%%

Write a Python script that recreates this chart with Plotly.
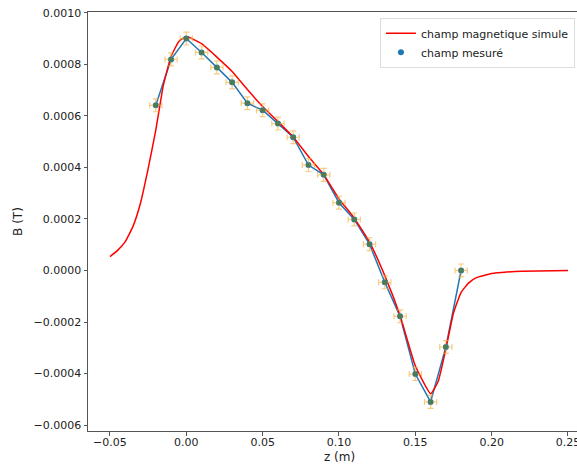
import plotly.graph_objects as go

# Measured field
z_mes = [-0.02, -0.01, 0.00, 0.01, 0.02, 0.03, 0.04, 0.05, 0.06, 0.07, 0.08,
         0.09, 0.10, 0.11, 0.12, 0.13, 0.14, 0.15, 0.16, 0.17, 0.18]
B_mes = [0.000641, 0.000819, 0.000900, 0.000846, 0.000788, 0.000730, 0.000649,
         0.000622, 0.000570, 0.000517, 0.000409, 0.000371, 0.000263, 0.000198,
         0.000102, -0.000046, -0.000178, -0.000402, -0.000510, -0.000297, 0.000000]
z_err = 0.004
B_err = 0.000025

# Simulated field
z_sim = [-0.05, -0.045, -0.04, -0.035, -0.03, -0.025, -0.02, -0.015, -0.01, -0.005,
         0.0, 0.01, 0.02, 0.03, 0.04, 0.05, 0.06, 0.07, 0.08, 0.09, 0.10, 0.11,
         0.12, 0.13, 0.14, 0.15, 0.16, 0.165, 0.17, 0.175, 0.18, 0.185, 0.19,
         0.20, 0.21, 0.22, 0.25]
B_sim = [0.000054, 0.000078, 0.000112, 0.000170, 0.000262, 0.000395, 0.000545,
         0.000720, 0.000830, 0.000888, 0.000908, 0.000880, 0.000828, 0.000772,
         0.000702, 0.000636, 0.000578, 0.000518, 0.000442, 0.000372, 0.000278,
         0.000203, 0.000110, -0.000020, -0.000175, -0.000370, -0.000478,
         -0.000430, -0.000305, -0.000165, -0.000085, -0.000048, -0.000028,
         -0.000012, -0.000006, -0.000003, -0.0000005]

fig = go.Figure()

fig.add_trace(go.Scatter(x=z_mes, y=B_mes, mode="lines",
                         line=dict(color="#1f77b4", width=1.5), showlegend=False))
fig.add_trace(go.Scatter(x=z_sim, y=B_sim, mode="lines", name="champ magnetique simule",
                         line=dict(color="red", width=1.5, shape="spline", smoothing=0.4)))
fig.add_trace(go.Scatter(x=z_mes, y=B_mes, mode="markers", name="champ mesuré",
                         marker=dict(color="#1f77b4", size=6)))
fig.add_trace(go.Scatter(x=z_mes, y=B_mes, mode="markers", showlegend=False,
                         marker=dict(color="#4a7d55", size=5),
                         error_x=dict(type="constant", value=z_err, color="rgba(245,175,60,0.65)",
                                      thickness=1.2, width=3),
                         error_y=dict(type="constant", value=B_err, color="rgba(245,175,60,0.65)",
                                      thickness=1.2, width=3)))

axis_common = dict(showgrid=False, zeroline=False, showline=True, linecolor="#555",
                   linewidth=1, ticks="outside", ticklen=3.5, tickcolor="#555",
                   automargin=False, ticklabeloverflow="allow",
                   tickfont=dict(family="DejaVu Sans", size=11, color="#222"))

fig.update_layout(
    width=577, height=466,
    margin=dict(l=88, r=0, t=12, b=35, autoexpand=False),
    paper_bgcolor="white", plot_bgcolor="white",
    xaxis=dict(range=[-0.0644, 0.2559], dtick=0.05, tick0=0, tickformat=".2f",
               mirror=True, ticklabelstandoff=-3, **axis_common),
    yaxis=dict(range=[-0.000623, 0.001003], dtick=0.0002, tick0=0, tickformat=".4f",
               title=dict(text="B (T)", font=dict(family="DejaVu Sans", size=12, color="#222"),
                          standoff=8),
               **axis_common),
    legend=dict(x=0.597, y=0.986, xanchor="left", yanchor="top",
                bgcolor="rgba(255,255,255,0.8)", bordercolor="#ddd", borderwidth=1,
                font=dict(family="DejaVu Sans", size=11, color="#222"),
                tracegroupgap=0, itemwidth=30),
    annotations=[dict(text="z (m)", xref="paper", yref="paper", x=(339.5 - 88) / 489,
                      y=-0.062, xanchor="center", yanchor="middle", showarrow=False,
                      font=dict(family="DejaVu Sans", size=12, color="#222"))],
    showlegend=True,
)

fig.write_html("out.html",
               config={"displayModeBar": False},
               post_script="document.body.style.margin='0';"
                           "document.body.style.overflow='hidden';")
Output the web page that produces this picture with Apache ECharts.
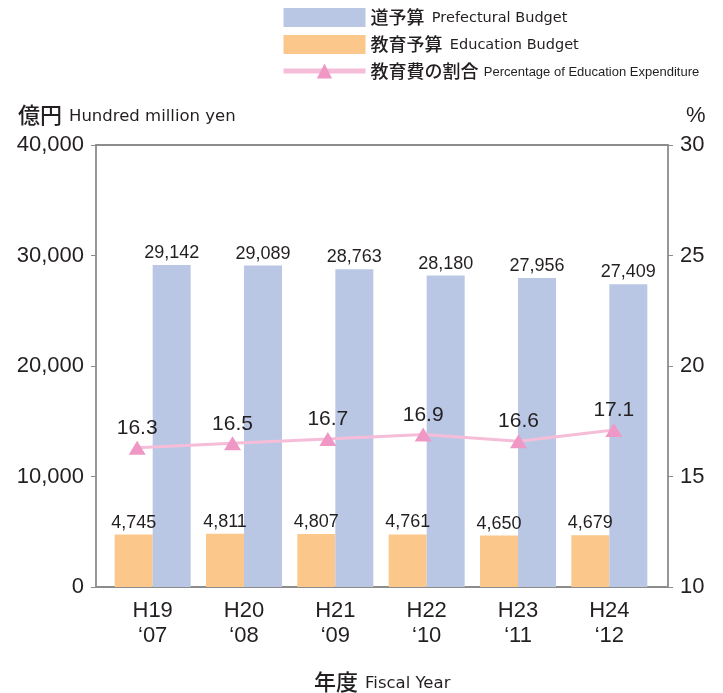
<!DOCTYPE html>
<html>
<head>
<meta charset="utf-8">
<script src="https://cdn.jsdelivr.net/npm/echarts@6/dist/echarts.min.js"></script>
<style>
  html, body { margin: 0; padding: 0; background: #fff; }
  #chart { width: 723px; height: 693px; }
</style>
</head>
<body>
<div id="chart"></div>
<script>
// data
const years = ['H19\n‘07', 'H20\n‘08', 'H21\n‘09', 'H22\n‘10', 'H23\n‘11', 'H24\n‘12']
const prefBudget = [29142, 29089, 28763, 28180, 27956, 27409]
const eduBudget = [4745, 4811, 4807, 4761, 4650, 4679]
const eduRatio = [16.3, 16.5, 16.7, 16.9, 16.6, 17.1]
const leftTicks = [0, 40000, 10000]   // min, max, interval
const rightTicks = [10, 30, 5]

const FONT = "'Liberation Sans', 'Noto Sans CJK JP', sans-serif"
const WIDE = "'DejaVu Sans', sans-serif"
const CJK = "'Noto Sans CJK JP', sans-serif"
const TXT = '#231f20'
const AXIS = '#8c8c8c'
const BLUE = '#b9c7e5'
const ORANGE = '#fbc78a'
const PINK_LINE = '#f6bdd9'
const PINK_MARK = '#ef98c5'

const nameEdu = '教育予算'
const namePref = '道予算'
const nameRatio = '教育費の割合'
const legendEn = {}
legendEn[namePref] = '{en|Prefectural Budget}'
legendEn[nameEdu] = '{en|Education Budget}'
legendEn[nameRatio] = '{en2|Percentage of Education Expenditure}'

const fmt = v => String(v).replace(/\B(?=(\d{3})+(?!\d))/g, ',')

const chart = echarts.init(document.getElementById('chart'))
chart.setOption({
  animation: false,
  textStyle: { fontFamily: FONT, color: TXT },
  title: [
    {
      text: '{cn|億円} {en|Hundred million yen}',
      left: 13, top: 99,
      textStyle: {
        fontWeight: 'normal',
        rich: {
          cn: { fontFamily: CJK, fontSize: 22, color: TXT, fontWeight: 500 },
          en: { fontFamily: WIDE, fontSize: 16.5, color: TXT, fontWeight: 'normal', padding: [3, 0, 0, 2] },
        },
      },
    },
    {
      text: '%',
      left: 681, top: 100,
      textStyle: { fontFamily: FONT, fontSize: 22, fontWeight: 'normal', color: TXT },
    },
    {
      text: '{cn|年度} {en|Fiscal Year}',
      left: 309, top: 666,
      textStyle: {
        fontWeight: 'normal',
        rich: {
          cn: { fontFamily: CJK, fontSize: 22, color: TXT, fontWeight: 500 },
          en: { fontFamily: WIDE, fontSize: 16.5, color: TXT, fontWeight: 'normal', padding: [3, 0, 0, 2] },
        },
      },
    },
  ],
  legend: {
    orient: 'vertical',
    left: 276, top: 3,
    itemWidth: 82,
    itemHeight: 19,
    itemGap: 8,
    data: [
      { name: namePref, icon: 'rect' },
      { name: nameEdu, icon: 'rect' },
      { name: nameRatio, lineStyle: { width: 5 } },
    ],
    formatter: name => '{cn|' + name + '} ' + legendEn[name],
    textStyle: {
      rich: {
        cn: { fontFamily: CJK, fontSize: 18, color: TXT, fontWeight: 500 },
        en: { fontFamily: WIDE, fontSize: 14.5, color: TXT, padding: [2, 0, 0, 4] },
        en2: { fontFamily: FONT, fontSize: 13, color: TXT, padding: [2, 0, 0, 2] },
      },
    },
  },
  grid: [
    // frame
    { left: 96, right: 55, top: 145, bottom: 106, show: true, borderColor: AXIS, borderWidth: 1.8, backgroundColor: 'transparent' },
    // bars
    { left: 107, right: 68, top: 145, bottom: 106 },
    // line
    { left: 89.5, right: 61.5, top: 145, bottom: 106 },
  ],
  xAxis: [
    {
      type: 'category', gridIndex: 1, data: years,
      axisLine: { show: false }, axisTick: { show: false },
      axisLabel: { fontSize: 22, lineHeight: 25, color: TXT, margin: 11 },
    },
    { type: 'category', gridIndex: 2, data: years, show: false },
  ],
  yAxis: [
    {
      type: 'value', gridIndex: 1, position: 'left', offset: 11,
      min: leftTicks[0], max: leftTicks[1], interval: leftTicks[2],
      splitLine: { show: false },
      axisLine: { show: false },
      axisTick: { show: true, length: 5, lineStyle: { color: AXIS } },
      axisLabel: { fontSize: 22, color: TXT, margin: 12, formatter: fmt },
    },
    {
      type: 'value', gridIndex: 2, position: 'right', offset: 6.5,
      min: rightTicks[0], max: rightTicks[1], interval: rightTicks[2],
      splitLine: { show: false },
      axisLine: { show: false },
      axisTick: { show: true, length: 5, lineStyle: { color: AXIS } },
      axisLabel: { fontSize: 22, color: TXT, margin: 12 },
    },
  ],
  series: [
    {
      name: nameEdu, type: 'bar', xAxisIndex: 0, yAxisIndex: 0,
      data: eduBudget, barWidth: 38, barGap: '0%',
      itemStyle: { color: ORANGE },
      label: { show: true, position: 'top', distance: 3, fontSize: 18, color: TXT, formatter: p => fmt(p.value) },
    },
    {
      name: namePref, type: 'bar', xAxisIndex: 0, yAxisIndex: 0,
      data: prefBudget, barWidth: 38, barGap: '0%',
      itemStyle: { color: BLUE },
      label: { show: true, position: 'top', distance: 3, fontSize: 18, color: TXT, formatter: p => fmt(p.value) },
    },
    {
      name: nameRatio, type: 'line', xAxisIndex: 1, yAxisIndex: 1,
      data: eduRatio, symbol: 'triangle', symbolSize: [17, 14],
      lineStyle: { color: PINK_LINE, width: 3 },
      itemStyle: { color: PINK_MARK },
      label: { show: true, position: 'top', distance: 2, fontSize: 21, color: TXT, formatter: p => p.value.toFixed(1) },
      z: 5,
    },
  ],
})
</script>
</body>
</html>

%%

PROMPT:
Exactly as written, please give again the lines from the beginning of the listing through the line containing "fig = go.Figure()", inclusive, without any pictures.

ANSWER TO THIS EXERCISE:
Write a Python script that recreates this chart with Plotly.
import plotly.graph_objects as go

# Measured field
z_mes = [-0.02, -0.01, 0.00, 0.01, 0.02, 0.03, 0.04, 0.05, 0.06, 0.07, 0.08,
         0.09, 0.10, 0.11, 0.12, 0.13, 0.14, 0.15, 0.16, 0.17, 0.18]
B_mes = [0.000641, 0.000819, 0.000900, 0.000846, 0.000788, 0.000730, 0.000649,
         0.000622, 0.000570, 0.000517, 0.000409, 0.000371, 0.000263, 0.000198,
         0.000102, -0.000046, -0.000178, -0.000402, -0.000510, -0.000297, 0.000000]
z_err = 0.004
B_err = 0.000025

# Simulated field
z_sim = [-0.05, -0.045, -0.04, -0.035, -0.03, -0.025, -0.02, -0.015, -0.01, -0.005,
         0.0, 0.01, 0.02, 0.03, 0.04, 0.05, 0.06, 0.07, 0.08, 0.09, 0.10, 0.11,
         0.12, 0.13, 0.14, 0.15, 0.16, 0.165, 0.17, 0.175, 0.18, 0.185, 0.19,
         0.20, 0.21, 0.22, 0.25]
B_sim = [0.000054, 0.000078, 0.000112, 0.000170, 0.000262, 0.000395, 0.000545,
         0.000720, 0.000830, 0.000888, 0.000908, 0.000880, 0.000828, 0.000772,
         0.000702, 0.000636, 0.000578, 0.000518, 0.000442, 0.000372, 0.000278,
         0.000203, 0.000110, -0.000020, -0.000175, -0.000370, -0.000478,
         -0.000430, -0.000305, -0.000165, -0.000085, -0.000048, -0.000028,
         -0.000012, -0.000006, -0.000003, -0.0000005]

fig = go.Figure()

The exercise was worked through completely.